My hubby and I are extremely different and my children seem to benefit from that. My eldest once said that it gave balance to our family. I know a large part of that is because we respect and value each other so treat each other accordingly.
It is very common for parents to sacrifice all sorts of things (dreams, opportunities, physical items) but generally speaking, that also requires balance. If the sacrifice is too great and would affect the parent(s) too badly, then it is not worthwhile. One parents best when one is relatively happy. It means that we can’t neglect what we need, too.
I don’t have a good answer for your 2nd question (I’d do absolutely anything for my son), but I wanted to share something a friend once told me that’s somewhat related to your first question.
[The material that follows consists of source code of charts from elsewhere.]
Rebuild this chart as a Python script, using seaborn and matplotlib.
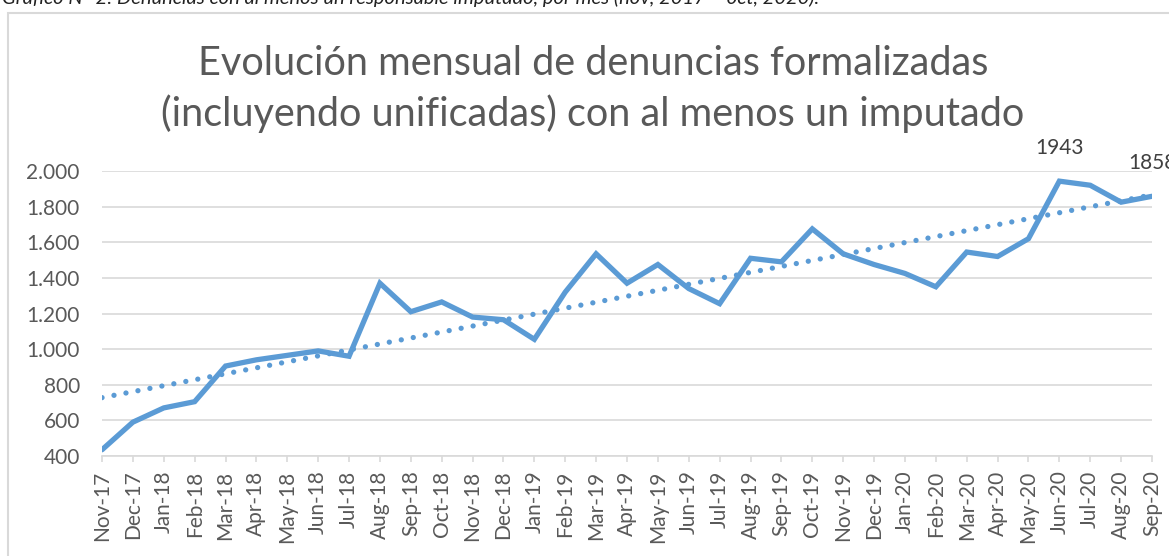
import numpy as np
import pandas as pd
import matplotlib
matplotlib.use("Agg")
import matplotlib.pyplot as plt
from matplotlib.patches import Rectangle
import seaborn as sns

months = ["Nov-17", "Dec-17", "Jan-18", "Feb-18", "Mar-18", "Apr-18", "May-18", "Jun-18",
          "Jul-18", "Aug-18", "Sep-18", "Oct-18", "Nov-18", "Dec-18", "Jan-19", "Feb-19",
          "Mar-19", "Apr-19", "May-19", "Jun-19", "Jul-19", "Aug-19", "Sep-19", "Oct-19",
          "Nov-19", "Dec-19", "Jan-20", "Feb-20", "Mar-20", "Apr-20", "May-20", "Jun-20",
          "Jul-20", "Aug-20", "Sep-20"]
denuncias = [435, 590, 670, 705, 905, 940, 965, 990, 960, 1370, 1210, 1265, 1180, 1165,
             1055, 1320, 1535, 1370, 1475, 1340, 1255, 1510, 1490, 1675, 1535, 1475, 1425,
             1350, 1545, 1520, 1620, 1943, 1920, 1825, 1858]
labeled = {"Jun-20": 1943, "Sep-20": 1858}
yticks = [400, 600, 800, 1000, 1200, 1400, 1600, 1800, 2000]

title = "Evolución mensual de denuncias formalizadas\n(incluyendo unificadas) con al menos un imputado"
caption = "Gráfico N° 2: Denuncias con al menos un responsable imputado, por mes (nov, 2017 – oct, 2020)."

blue = "#5B9BD5"
grey_txt = "#595959"
grid_c = "#D9D9D9"

df = pd.DataFrame({"mes": months, "n": denuncias})
df["pos"] = range(len(df))

sns.set_style("white")
plt.rcParams["font.family"] = ["Lato", "DejaVu Sans"]

fig = plt.figure(figsize=(11.69, 5.56), dpi=100)
ax = fig.add_axes([102 / 1169, 1 - 456 / 556, 1050 / 1169, 285 / 556])

# linear trend line (Excel style)
coef = np.polyfit(df["pos"], df["n"], 1)
df["trend"] = np.polyval(coef, df["pos"])
sns.lineplot(data=df, x="pos", y="trend", ax=ax, color=blue, lw=3.8,
             linestyle=(0, (0.01, 2.3)), dash_capstyle="round", zorder=2)
sns.lineplot(data=df, x="pos", y="n", ax=ax, color=blue, lw=3.8, zorder=3,
             solid_joinstyle="miter")

for m, v in labeled.items():
    i = months.index(m)
    ax.annotate(str(v), (i, v), xytext=(0, 24), textcoords="offset points",
                ha="center", va="center", fontsize=15, color="#404040",
                annotation_clip=False)

ax.set_xlim(0, len(months) - 1)
ax.set_ylim(400, 2000)
ax.set_yticks(yticks)
ax.set_yticklabels([f"{v:,}".replace(",", ".") for v in yticks])
ax.set_xticks(df["pos"])
ax.set_xticklabels(months, rotation=90)
ax.set_xlabel("")
ax.set_ylabel("")
ax.grid(axis="y", color=grid_c, lw=1.2)
ax.set_axisbelow(True)
for s in ["top", "right", "left"]:
    ax.spines[s].set_visible(False)
ax.spines["bottom"].set_color(grid_c)
ax.spines["bottom"].set_linewidth(1.2)
ax.tick_params(axis="y", length=0, pad=16, labelsize=15, labelcolor=grey_txt)
ax.tick_params(axis="x", bottom=True, length=4.5, width=1.2, color=grid_c, pad=6,
               labelsize=15, labelcolor=grey_txt)

fig.text(0.5071, 1 - 89 / 556, title, ha="center", va="center", fontsize=28.5,
         color=grey_txt, linespacing=1.4)
fig.text(0.002, 1 - 4 / 556, caption, ha="left", va="baseline", fontsize=14.5,
         style="italic", color="#222222")

fig.patches.append(Rectangle((8 / 1169, -0.05), 1.2, 1 - 13 / 556 + 0.05,
                             transform=fig.transFigure, fill=False,
                             edgecolor=grid_c, lw=1.5))

fig.savefig("out.png", dpi=100)
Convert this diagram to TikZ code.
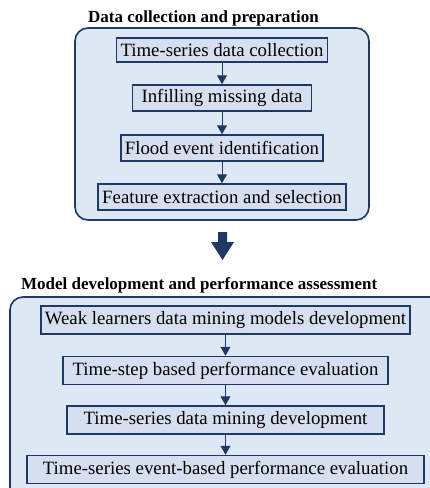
\documentclass[tikz,border=0pt]{standalone}
\usepackage{fontspec}
\setmainfont{Liberation Serif}
\usepackage{xcolor}
\usetikzlibrary{arrows.meta}

\definecolor{navy}{HTML}{1F3864}
\definecolor{panelfill}{HTML}{DEE8F5}
\definecolor{boxfill}{HTML}{D5DFF0}

\tikzset{
  panel/.style={draw=navy,line width=1.6pt,fill=panelfill,rounded corners=13pt},
  stepbox/.style={draw=navy,line width=1.5pt,fill=boxfill,inner xsep=4pt,
    minimum height=26pt,font=\fontsize{18.8}{21}\selectfont},
  heading/.style={anchor=base west,inner sep=0pt,font=\fontsize{17}{20}\selectfont\bfseries},
  flow/.style={navy,line width=1pt,-{Triangle[width=10pt,length=9pt]}}
}

\begin{document}
\begin{tikzpicture}[x=1pt,y=-1pt]

\clip (0,0) rectangle (430,488);
\fill[white] (0,0) rectangle (430,488);

% first stage
\node[heading] (t1) at (88,22) {Data collection and preparation};
\draw[panel] (75,28) rectangle (369,220);
\node[stepbox,minimum height=24pt] (b1) at (222,50) {Time-series data collection};
\node[stepbox,minimum width=179pt] (b2) at (222,98) {Infilling missing data};
\node[stepbox] (b3) at (222,148) {Flood event identification};
\node[stepbox] (b4) at (222,197) {Feature extraction and selection};
\draw[flow] (b1) -- (b2);
\draw[flow] (b2) -- (b3);
\draw[flow] (b3) -- (b4);

% block arrow between the stages
\fill[navy] (218,232) -- (227,232) -- (227,242) -- (234,242) -- (222.5,260)
  -- (211,242) -- (218,242) -- cycle;

% second stage
\node[heading] (t2) at (21,289) {Model development and performance assessment};
\draw[panel] (10,297) rectangle (450,510);
\node[stepbox,minimum height=28pt] (b5) at (225.5,320) {Weak learners data mining models development};
\node[stepbox,minimum height=28pt,minimum width=325pt] (b6) at (225.5,370.5) {Time-step based performance evaluation};
\node[stepbox,minimum height=28pt,minimum width=317pt] (b7) at (225.5,420) {Time-series data mining development};
\node[stepbox,minimum height=28pt,minimum width=397pt] (b8) at (225.5,469.5) {Time-series event-based performance evaluation};
\draw[flow] (b5) -- (b6);
\draw[flow] (b6) -- (b7);
\draw[flow] (b7) -- (b8);

\end{tikzpicture}
\end{document}
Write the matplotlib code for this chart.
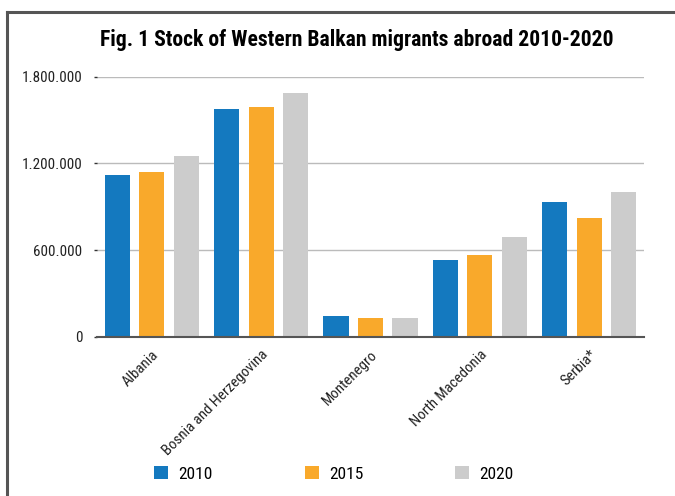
import matplotlib
matplotlib.use("Agg")
import matplotlib.pyplot as plt
from matplotlib import font_manager as fm
from matplotlib.lines import Line2D
import numpy as np

# data
countries = ["Albania", "Bosnia and Herzegovina", "Montenegro", "North Macedonia", "Serbia*"]
years = ["2010", "2015", "2020"]
stock_2010 = [1120000, 1577000, 143000, 531000, 933000]
stock_2015 = [1140000, 1590000, 129000, 566000, 822000]
stock_2020 = [1253000, 1688000, 129000, 690000, 1002000]
y_ticks = [0, 600000, 1200000, 1800000]
y_tick_labels = ["0", "600.000", "1.200.000", "1.800.000"]

colors = ["#1479BF", "#F9A92B", "#CCCCCC"]


def pick_font(names):
    for n in names:
        try:
            fm.findfont(fm.FontProperties(family=n), fallback_to_default=False)
            return n
        except Exception:
            pass
    return "DejaVu Sans"


narrow = pick_font(["Roboto Condensed", "Liberation Sans Narrow", "Roboto"])
plt.rcParams["font.family"] = [narrow, "DejaVu Sans"]

fig = plt.figure(figsize=(6.75, 4.96), dpi=100)
ax = fig.add_axes([97 / 675, 1 - 336.7 / 496, (644 - 97) / 675, (336.7 - 76.7) / 496])

x = np.arange(len(countries))
series = [stock_2010, stock_2015, stock_2020]
offs = [-0.315, 0.0, 0.315]
for vals, off, c, lab in zip(series, offs, colors, years):
    ax.bar(x + off, vals, width=0.23, color=c, label=lab, zorder=3)

ax.set_xlim(-0.5, len(countries) - 0.5)
ax.set_ylim(0, 1800000)
ax.set_yticks(y_ticks)
ax.set_yticklabels(y_tick_labels, fontsize=10.9, color="#222222")
ax.tick_params(axis="y", length=2, width=1, color="#333333", pad=8.5)
ax.set_xticks(x)
ax.set_xticklabels(countries, rotation=45, ha="right", rotation_mode="anchor",
                   fontsize=10.7, color="#222222")
ax.tick_params(axis="x", length=0, pad=8)

ax.grid(axis="y", color="#BBBBBB", linewidth=1, zorder=0)
for s in ["top", "right", "left"]:
    ax.spines[s].set_visible(False)
ax.spines["bottom"].set_color("#555555")
ax.spines["bottom"].set_linewidth(1.5)
ax.spines["bottom"].set_zorder(4)

fig.text(357 / 675, 1 - 40 / 496, "Fig. 1 Stock of Western Balkan migrants abroad 2010-2020",
         ha="center", va="center", fontsize=15.6, fontweight="bold", color="#000000")

# legend at the bottom
fig.legend(loc="center", bbox_to_anchor=(334 / 675, 1 - 474 / 496), ncol=3, frameon=False,
           fontsize=12.5, handlelength=0.8, handleheight=0.8, handletextpad=0.6,
           columnspacing=5.3)

# frame around the figure (runs off right and bottom)
fig.add_artist(Line2D([7 / 675, 7 / 675], [0, 1 - 12 / 496], transform=fig.transFigure,
                      color="#555555", linewidth=2.2))
fig.add_artist(Line2D([7 / 675, 1], [1 - 12 / 496, 1 - 12 / 496], transform=fig.transFigure,
                      color="#555555", linewidth=2.2))

fig.savefig("out.png", dpi=100)
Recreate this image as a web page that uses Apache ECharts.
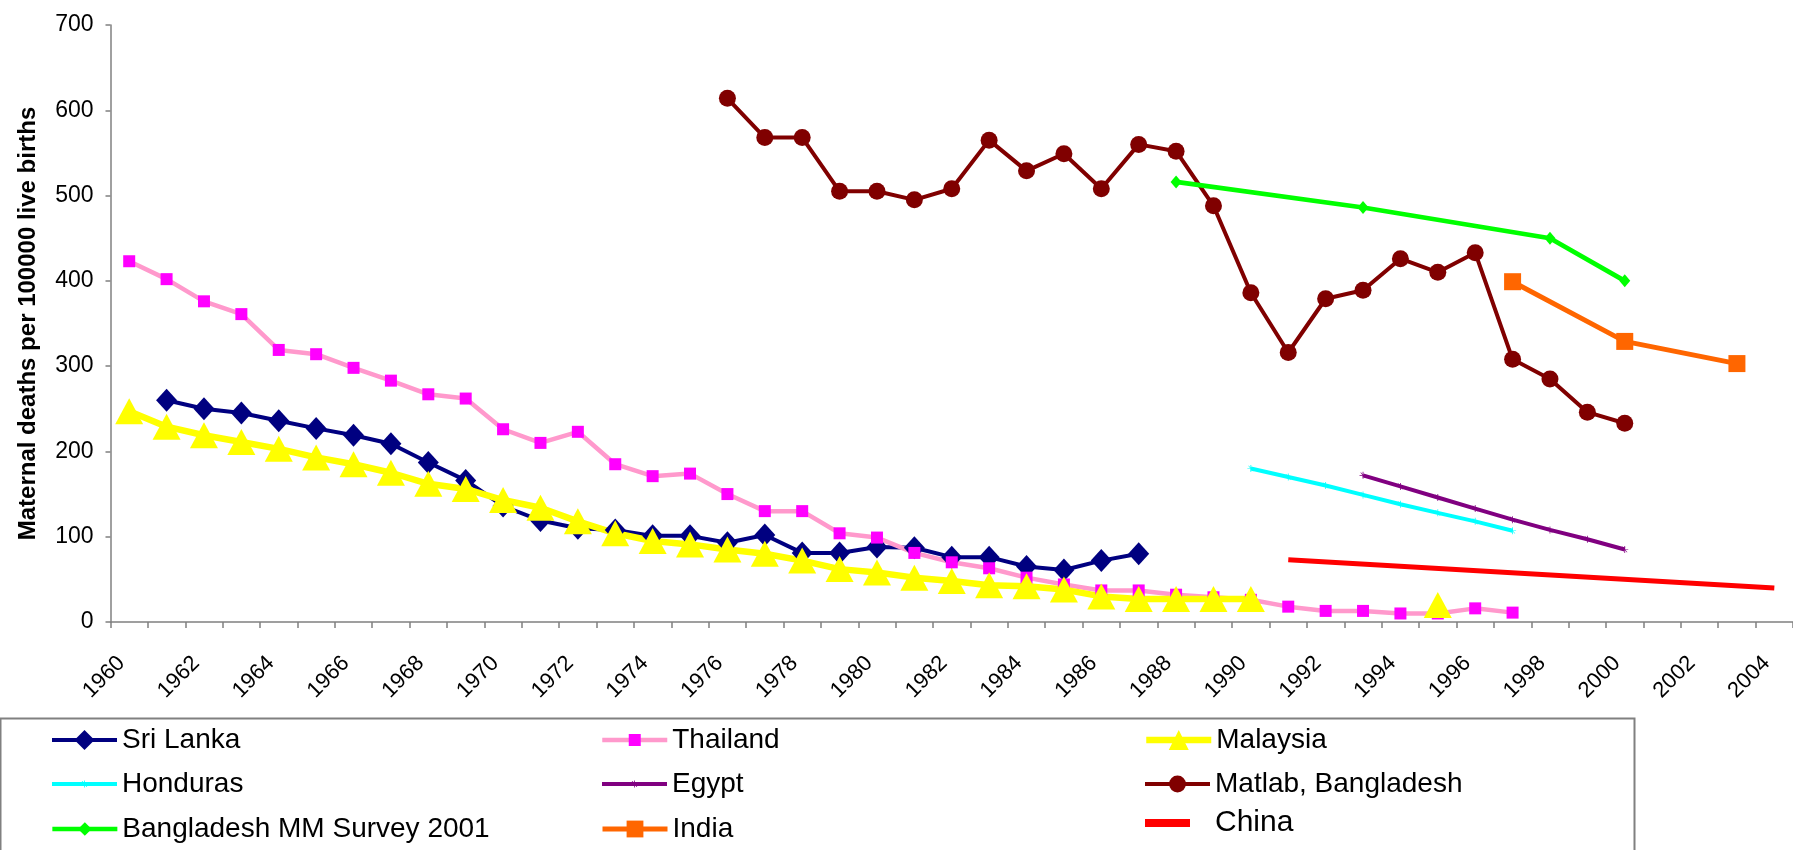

She said, “You don’t necessarily have to look for perfect compatibility when looking for a mate; just look for someone who shares your neuroses.” I thought that was pretty funny, and probably pretty good advice.
About opposites — my husband and I initially thought we were very different. I’ve always said he was the yin to my yang. Growing up, he was the “bad boy” and I was the “good girl”. He has since corrupted me and I’ve mellowed him, but as we got to know each other better over the past 14 years, we’ve discovered that we’re a lot more alike than we thought. :>]
~Lindy
My life doesn’t seem very balanced most of the time. With three kids and a husband, it just seems like I’m always doing for someone other than myself. That’s just the way it is, I guess.
We are very different though. He doesn’t even read!
Deidre
I believe that oposites can make it work. Since my hubby and I are polar opposites and been married happily for 18 years now. He is shy, i am out going, he is a home body I am outdoorsy. I think we balance eachother out. we help the other one see differnt things. It is a great thing, I would not want to be married to someone just like me would be boring!